Problem statement ▸ All of the lines below are to be transcribed faithfully, with pictures excluded from the copy.

Task material ▸
○ ○ ○ ○ ○ ○ ○

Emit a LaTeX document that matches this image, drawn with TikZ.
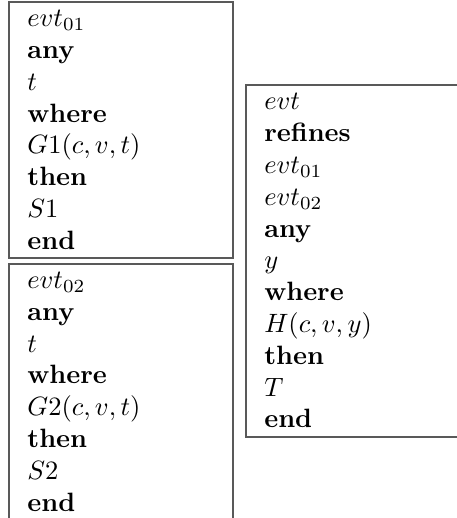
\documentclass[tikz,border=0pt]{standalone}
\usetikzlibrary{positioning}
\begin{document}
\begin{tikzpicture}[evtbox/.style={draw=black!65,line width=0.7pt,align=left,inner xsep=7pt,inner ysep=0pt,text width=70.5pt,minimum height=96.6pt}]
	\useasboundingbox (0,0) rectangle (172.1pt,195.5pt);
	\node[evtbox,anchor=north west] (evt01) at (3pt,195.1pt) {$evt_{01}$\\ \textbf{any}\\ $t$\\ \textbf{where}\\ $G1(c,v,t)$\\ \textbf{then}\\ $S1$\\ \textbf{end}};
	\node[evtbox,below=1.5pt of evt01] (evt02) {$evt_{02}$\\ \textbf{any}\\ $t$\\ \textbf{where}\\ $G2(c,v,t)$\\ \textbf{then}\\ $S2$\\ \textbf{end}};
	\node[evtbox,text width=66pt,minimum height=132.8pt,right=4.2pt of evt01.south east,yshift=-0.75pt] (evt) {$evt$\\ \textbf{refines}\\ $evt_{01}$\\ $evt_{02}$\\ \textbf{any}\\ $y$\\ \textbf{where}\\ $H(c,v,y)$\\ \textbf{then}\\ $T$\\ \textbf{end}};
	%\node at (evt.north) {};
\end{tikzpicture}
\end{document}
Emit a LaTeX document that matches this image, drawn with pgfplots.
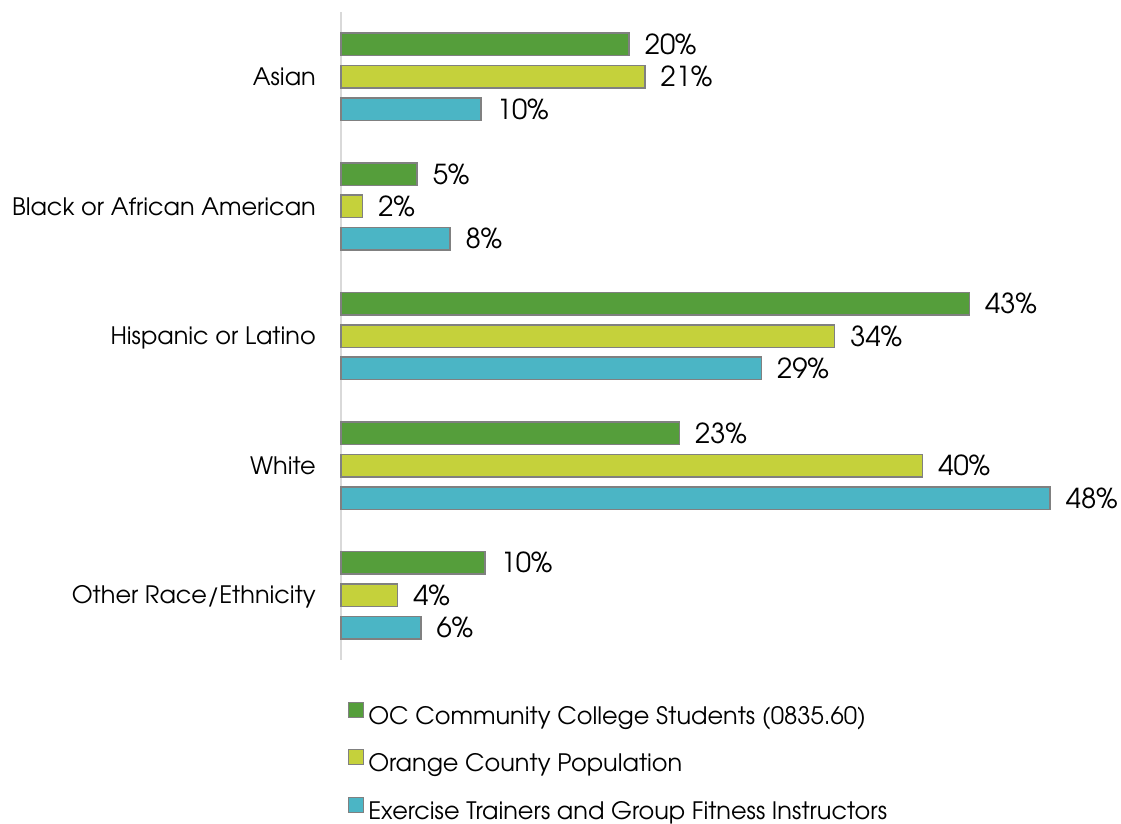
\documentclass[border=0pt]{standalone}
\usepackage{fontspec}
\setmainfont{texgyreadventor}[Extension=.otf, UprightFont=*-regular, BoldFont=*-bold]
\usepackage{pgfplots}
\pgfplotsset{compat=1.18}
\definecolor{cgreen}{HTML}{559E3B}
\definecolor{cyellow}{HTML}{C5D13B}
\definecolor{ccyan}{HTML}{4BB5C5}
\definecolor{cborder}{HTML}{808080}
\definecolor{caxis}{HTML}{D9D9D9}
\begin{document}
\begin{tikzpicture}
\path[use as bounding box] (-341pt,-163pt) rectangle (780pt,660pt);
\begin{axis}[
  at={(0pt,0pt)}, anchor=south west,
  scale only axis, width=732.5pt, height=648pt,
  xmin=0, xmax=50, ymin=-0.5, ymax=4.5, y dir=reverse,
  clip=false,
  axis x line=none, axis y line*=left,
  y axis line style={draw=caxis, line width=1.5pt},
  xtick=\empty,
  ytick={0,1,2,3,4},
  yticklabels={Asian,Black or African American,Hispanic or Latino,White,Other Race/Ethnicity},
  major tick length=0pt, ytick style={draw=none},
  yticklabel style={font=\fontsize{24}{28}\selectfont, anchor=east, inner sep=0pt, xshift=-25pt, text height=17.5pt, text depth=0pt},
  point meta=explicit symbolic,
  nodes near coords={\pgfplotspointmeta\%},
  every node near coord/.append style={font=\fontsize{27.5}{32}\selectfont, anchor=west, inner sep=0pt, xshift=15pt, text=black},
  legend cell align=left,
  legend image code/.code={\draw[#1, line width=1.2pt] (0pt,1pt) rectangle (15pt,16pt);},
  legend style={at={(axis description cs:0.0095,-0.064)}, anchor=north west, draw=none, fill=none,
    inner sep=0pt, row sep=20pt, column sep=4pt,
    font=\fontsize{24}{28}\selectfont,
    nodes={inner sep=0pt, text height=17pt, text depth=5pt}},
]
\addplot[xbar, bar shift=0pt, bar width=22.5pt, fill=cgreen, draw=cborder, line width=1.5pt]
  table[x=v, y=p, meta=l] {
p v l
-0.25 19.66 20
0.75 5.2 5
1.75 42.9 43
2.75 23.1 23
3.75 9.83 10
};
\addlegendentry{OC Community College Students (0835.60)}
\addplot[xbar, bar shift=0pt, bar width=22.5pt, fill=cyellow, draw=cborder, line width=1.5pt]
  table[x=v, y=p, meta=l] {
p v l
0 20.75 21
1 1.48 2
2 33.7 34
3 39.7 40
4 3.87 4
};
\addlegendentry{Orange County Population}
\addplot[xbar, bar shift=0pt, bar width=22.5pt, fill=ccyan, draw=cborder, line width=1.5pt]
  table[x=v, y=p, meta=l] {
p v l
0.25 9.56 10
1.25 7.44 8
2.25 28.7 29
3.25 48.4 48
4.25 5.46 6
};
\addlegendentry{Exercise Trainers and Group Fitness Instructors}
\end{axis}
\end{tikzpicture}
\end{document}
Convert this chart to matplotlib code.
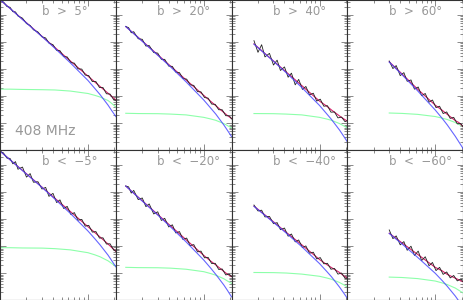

○ ○ ○ ○ ○ ○ ○

Finished task ▸
Emit a LaTeX document that matches this image, drawn with TikZ.
\documentclass[tikz,border=0pt]{standalone}
\usetikzlibrary{positioning}
\begin{document}
\begin{tikzpicture}[evtbox/.style={draw=black!65,line width=0.7pt,align=left,inner xsep=7pt,inner ysep=0pt,text width=70.5pt,minimum height=96.6pt}]
	\useasboundingbox (0,0) rectangle (172.1pt,195.5pt);
	\node[evtbox,anchor=north west] (evt01) at (3pt,195.1pt) {$evt_{01}$\\ \textbf{any}\\ $t$\\ \textbf{where}\\ $G1(c,v,t)$\\ \textbf{then}\\ $S1$\\ \textbf{end}};
	\node[evtbox,below=1.5pt of evt01] (evt02) {$evt_{02}$\\ \textbf{any}\\ $t$\\ \textbf{where}\\ $G2(c,v,t)$\\ \textbf{then}\\ $S2$\\ \textbf{end}};
	\node[evtbox,text width=66pt,minimum height=132.8pt,right=4.2pt of evt01.south east,yshift=-0.75pt] (evt) {$evt$\\ \textbf{refines}\\ $evt_{01}$\\ $evt_{02}$\\ \textbf{any}\\ $y$\\ \textbf{where}\\ $H(c,v,y)$\\ \textbf{then}\\ $T$\\ \textbf{end}};
	%\node at (evt.north) {};
\end{tikzpicture}
\end{document}
Emit a LaTeX document that matches this image, drawn with pgfplots.
\documentclass[border=0pt]{standalone}
\usepackage{fontspec}
\setmainfont{texgyreadventor}[Extension=.otf, UprightFont=*-regular, BoldFont=*-bold]
\usepackage{pgfplots}
\pgfplotsset{compat=1.18}
\definecolor{cgreen}{HTML}{559E3B}
\definecolor{cyellow}{HTML}{C5D13B}
\definecolor{ccyan}{HTML}{4BB5C5}
\definecolor{cborder}{HTML}{808080}
\definecolor{caxis}{HTML}{D9D9D9}
\begin{document}
\begin{tikzpicture}
\path[use as bounding box] (-341pt,-163pt) rectangle (780pt,660pt);
\begin{axis}[
  at={(0pt,0pt)}, anchor=south west,
  scale only axis, width=732.5pt, height=648pt,
  xmin=0, xmax=50, ymin=-0.5, ymax=4.5, y dir=reverse,
  clip=false,
  axis x line=none, axis y line*=left,
  y axis line style={draw=caxis, line width=1.5pt},
  xtick=\empty,
  ytick={0,1,2,3,4},
  yticklabels={Asian,Black or African American,Hispanic or Latino,White,Other Race/Ethnicity},
  major tick length=0pt, ytick style={draw=none},
  yticklabel style={font=\fontsize{24}{28}\selectfont, anchor=east, inner sep=0pt, xshift=-25pt, text height=17.5pt, text depth=0pt},
  point meta=explicit symbolic,
  nodes near coords={\pgfplotspointmeta\%},
  every node near coord/.append style={font=\fontsize{27.5}{32}\selectfont, anchor=west, inner sep=0pt, xshift=15pt, text=black},
  legend cell align=left,
  legend image code/.code={\draw[#1, line width=1.2pt] (0pt,1pt) rectangle (15pt,16pt);},
  legend style={at={(axis description cs:0.0095,-0.064)}, anchor=north west, draw=none, fill=none,
    inner sep=0pt, row sep=20pt, column sep=4pt,
    font=\fontsize{24}{28}\selectfont,
    nodes={inner sep=0pt, text height=17pt, text depth=5pt}},
]
\addplot[xbar, bar shift=0pt, bar width=22.5pt, fill=cgreen, draw=cborder, line width=1.5pt]
  table[x=v, y=p, meta=l] {
p v l
-0.25 19.66 20
0.75 5.2 5
1.75 42.9 43
2.75 23.1 23
3.75 9.83 10
};
\addlegendentry{OC Community College Students (0835.60)}
\addplot[xbar, bar shift=0pt, bar width=22.5pt, fill=cyellow, draw=cborder, line width=1.5pt]
  table[x=v, y=p, meta=l] {
p v l
0 20.75 21
1 1.48 2
2 33.7 34
3 39.7 40
4 3.87 4
};
\addlegendentry{Orange County Population}
\addplot[xbar, bar shift=0pt, bar width=22.5pt, fill=ccyan, draw=cborder, line width=1.5pt]
  table[x=v, y=p, meta=l] {
p v l
0.25 9.56 10
1.25 7.44 8
2.25 28.7 29
3.25 48.4 48
4.25 5.46 6
};
\addlegendentry{Exercise Trainers and Group Fitness Instructors}
\end{axis}
\end{tikzpicture}
\end{document}
Convert this chart to matplotlib code.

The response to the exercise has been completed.